Ahlam maintains her humanity and integrity when everything around her is falling apart. She knows her work as a fixer is dangerous but is insistent that “someone has to open the door and show the world what is happening.” This book shows the human cost of conflict and “what survival looks like with all the scaffolding of normal life ripped away.” Most people just want to be left alone to raise their families in peace. Sometimes that means making previously unfathomable trade-offs, like accepting encroachments on their freedom to avoid war or joining an unsavory group that promises to feed and protect their families (if there was even a choice to begin with). As Alessandro Orsini says in his book Sacrifice, “If it protects you from violence, even a crappy society becomes desirable.” As people separate into opposing sides, those who exist outside those boundaries pay a high price. Campbell introduces us to the people who are stuck in the middle, the ones doing their part to rebuild their country and regain some semblance of stability with little support or resources. One story that really struck me was a man voluntarily donning his traffic guard uniform in an attempt to reign in chaos after the U.S. suspended Iraq’s traffic code.

At this point, I’ve read several books about the conflicts in the Middle East, from both American and Middle Eastern perspectives. A common theme ties them all together: the feeling of being forgotten. The terrible cost of war can be difficult to comprehend from thousands of miles away. Civilian responsibility and engagement shouldn’t end with the decision to go to war; everything that happens after that matters too. A Disappearance in Damascus is a reminder of our shared humanity and the enduring consequences of war. You can read Deborah Campbell’s articles on her website. To get a feel for this book, I recommend reading Exodus: Where Will Iraq Go Next (Ahlam is named Aisha in the article).

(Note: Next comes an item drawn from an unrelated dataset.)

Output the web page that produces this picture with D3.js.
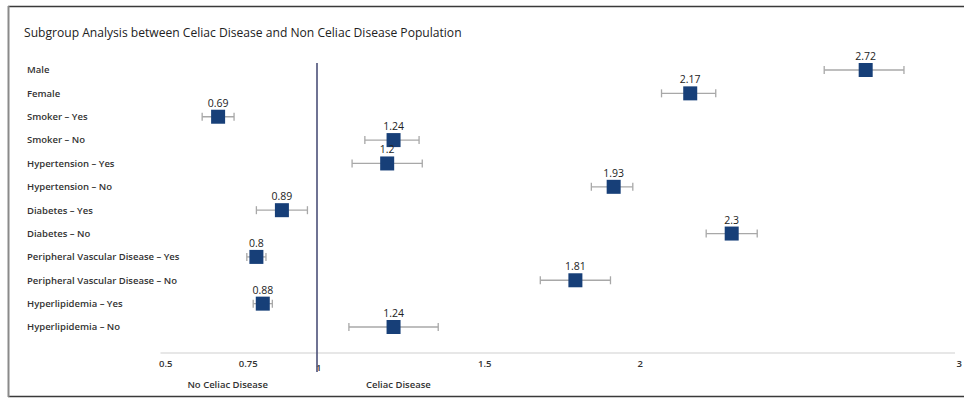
<!DOCTYPE html>
<html>
<head>
<meta charset="utf-8">
<script src="https://cdn.jsdelivr.net/npm/d3@7"></script>
<style>
  html, body { margin: 0; padding: 0; background: #fff; }
  svg { display: block; }
</style>
</head>
<body>
<svg id="chart" width="964" height="403"></svg>
<script>
const title = "Subgroup Analysis between Celiac Disease and Non Celiac Disease Population";
const categories = [
  "Male", "Female", "Smoker \u2013 Yes", "Smoker \u2013 No",
  "Hypertension \u2013 Yes", "Hypertension \u2013 No",
  "Diabetes \u2013 Yes", "Diabetes \u2013 No",
  "Peripheral Vascular Disease \u2013 Yes", "Peripheral Vascular Disease \u2013 No",
  "Hyperlipidemia \u2013 Yes", "Hyperlipidemia \u2013 No"
];
// plotted point estimates
const estimates = [2.72, 2.17, 0.69, 1.24, 1.22, 1.93, 0.89, 2.30, 0.81, 1.81, 0.83, 1.24];
// printed value labels
const valueLabels = ["2.72", "2.17", "0.69", "1.24", "1.2", "1.93", "0.89", "2.3", "0.8", "1.81", "0.88", "1.24"];
const lower = [2.59, 2.08, 0.64, 1.15, 1.11, 1.86, 0.81, 2.22, 0.78, 1.70, 0.80, 1.10];
const upper = [2.84, 2.25, 0.74, 1.32, 1.33, 1.99, 0.97, 2.38, 0.84, 1.92, 0.86, 1.38];
const tickValues = [0.5, 0.75, 1, 1.5, 2, 3];
const tickLabels = ["0.5", "0.75", "1", "1.5", "2", "3"];
const sideLabels = ["No Celiac Disease", "Celiac Disease"];

const rows = categories.map((c, i) => ({
  cat: c, est: estimates[i], label: valueLabels[i], lo: lower[i], hi: upper[i]
}));

const svg = d3.select("#chart");
const font = "'Open Sans', 'Noto Sans', sans-serif";

// frame
svg.append("line").attr("x1", 8).attr("x2", 964).attr("y1", 6.5).attr("y2", 6.5)
  .attr("stroke", "#3a3a3a").attr("stroke-width", 1.5);
svg.append("line").attr("x1", 8).attr("x2", 964).attr("y1", 396.5).attr("y2", 396.5)
  .attr("stroke", "#3a3a3a").attr("stroke-width", 1.5);
svg.append("line").attr("x1", 8.5).attr("x2", 8.5).attr("y1", 6).attr("y2", 397)
  .attr("stroke", "#8a8a8a").attr("stroke-width", 2);

svg.append("text").attr("x", 24).attr("y", 37)
  .attr("font-family", font).attr("font-size", 12.1).attr("fill", "#222")
  .text(title);

const x = d3.scaleLinear().domain([1, 3]).range([317, 955]);
const y = d3.scalePoint().domain(categories).range([70, 327]);

// category labels
svg.append("g").selectAll("text").data(rows).join("text")
  .attr("x", 27).attr("y", d => y(d.cat)).attr("dy", "0.35em")
  .attr("font-family", font).attr("font-size", 9.5).attr("font-weight", 600)
  .attr("fill", "#333").text(d => d.cat);

// axis
const axis = d3.axisBottom(x).tickValues(tickValues)
  .tickFormat((d, i) => tickLabels[i]).tickSize(0).tickPadding(0);
const ag = svg.append("g").attr("transform", "translate(0,353)").call(axis);
ag.select(".domain").attr("stroke", "#cfcfcf").attr("stroke-width", 1.2)
  .attr("d", `M${x(0.5) + 3},0H${x(3)}`);
ag.selectAll(".tick text")
  .attr("text-anchor", "start")
  .attr("font-family", font).attr("font-size", 9.5).attr("font-weight", 600)
  .attr("fill", "#333")
  .attr("y", d => d === 1 ? 15 : 11)
  .attr("x", d => d === 1 ? -1.5 : 1)
  .attr("dy", "0.35em");

// side labels
svg.append("text").attr("x", x(0.72)).attr("y", 388).attr("text-anchor", "middle")
  .attr("font-family", font).attr("font-size", 9.5).attr("font-weight", 600)
  .attr("fill", "#333").text(sideLabels[0]);
svg.append("text").attr("x", x(1.255)).attr("y", 388).attr("text-anchor", "middle")
  .attr("font-family", font).attr("font-size", 9.5).attr("font-weight", 600)
  .attr("fill", "#333").text(sideLabels[1]);

// reference line at 1
svg.append("line").attr("x1", x(1)).attr("x2", x(1)).attr("y1", 63).attr("y2", 372)
  .attr("stroke", "#4b5078").attr("stroke-width", 1.6);

// error bars
const g = svg.append("g");
const eb = g.selectAll("g.eb").data(rows).join("g").attr("class", "eb");
eb.append("line")
  .attr("x1", d => x(d.lo)).attr("x2", d => x(d.hi))
  .attr("y1", d => y(d.cat)).attr("y2", d => y(d.cat))
  .attr("stroke", "#a8a8a8").attr("stroke-width", 1.3);
eb.append("line")
  .attr("x1", d => x(d.lo)).attr("x2", d => x(d.lo))
  .attr("y1", d => y(d.cat) - 4).attr("y2", d => y(d.cat) + 4)
  .attr("stroke", "#a8a8a8").attr("stroke-width", 1.3);
eb.append("line")
  .attr("x1", d => x(d.hi)).attr("x2", d => x(d.hi))
  .attr("y1", d => y(d.cat) - 4).attr("y2", d => y(d.cat) + 4)
  .attr("stroke", "#a8a8a8").attr("stroke-width", 1.3);

// markers
const s = 14;
g.selectAll("rect.m").data(rows).join("rect").attr("class", "m")
  .attr("x", d => x(d.est) - s / 2).attr("y", d => y(d.cat) - s / 2)
  .attr("width", s).attr("height", s)
  .attr("fill", "#173f78");

// value labels
g.selectAll("text.v").data(rows).join("text").attr("class", "v")
  .attr("x", d => x(d.est)).attr("y", d => y(d.cat) - 10)
  .attr("text-anchor", "middle")
  .attr("font-family", font).attr("font-size", 10.5).attr("font-weight", 500)
  .attr("fill", "#222").text(d => d.label);
</script>
</body>
</html>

If you are looking for more books about the region and its conflicts, you might be interested in the following books:
• Being Kurdish in a Hostile World by Ayub Nuri
• The Prisoner in His Palace: Saddam Hussein, His American Guards, and What History Leaves Unsaid by Will Bardenwerper – This is one of my favorite books! It gives insight into a Saddam Hussein’s mind and the enigmatic face of evil.
• Iraq + 100: The First Anthology of Science Fiction to Have Emerged from Iraq by Hassan Blasim – Ten short stories that envision Iraq in 100 years. There’s a scene in A Disappearance in Damascus where a man is fascinated by Ahlam’s humanity, because he had been taught that “Iraqis were all wild, like animals.” The anecdote instantly made me think of Kuszib by Hassan Abdulrazzak. One of Deborah Campbell’s contacts has a dim prediction for Iraq’s future:

“Even after ten years we won’t be back to zero,” he said, “because of the mentality of this new generation. This generation and the next two generations. They aren’t being educated anymore, they see nothing but violence. They’ve become easy to brainwash and they are caught between Saudi Arabia and Iran.”

Verax: A Graphic History of Electronic Surveillance – Deborah and Ahlam both express the fear of being watched. This graphic novel discusses some of the mass surveillance technologies being sold to repressive governments like Syria. It also shows how the US government collects information on US citizens.
• I found Voices from Iraq: A People’s History 2003-2009 while looking to verify the “radicals putting underwear on sheep” anecdote. I haven’t read this one, but I want to.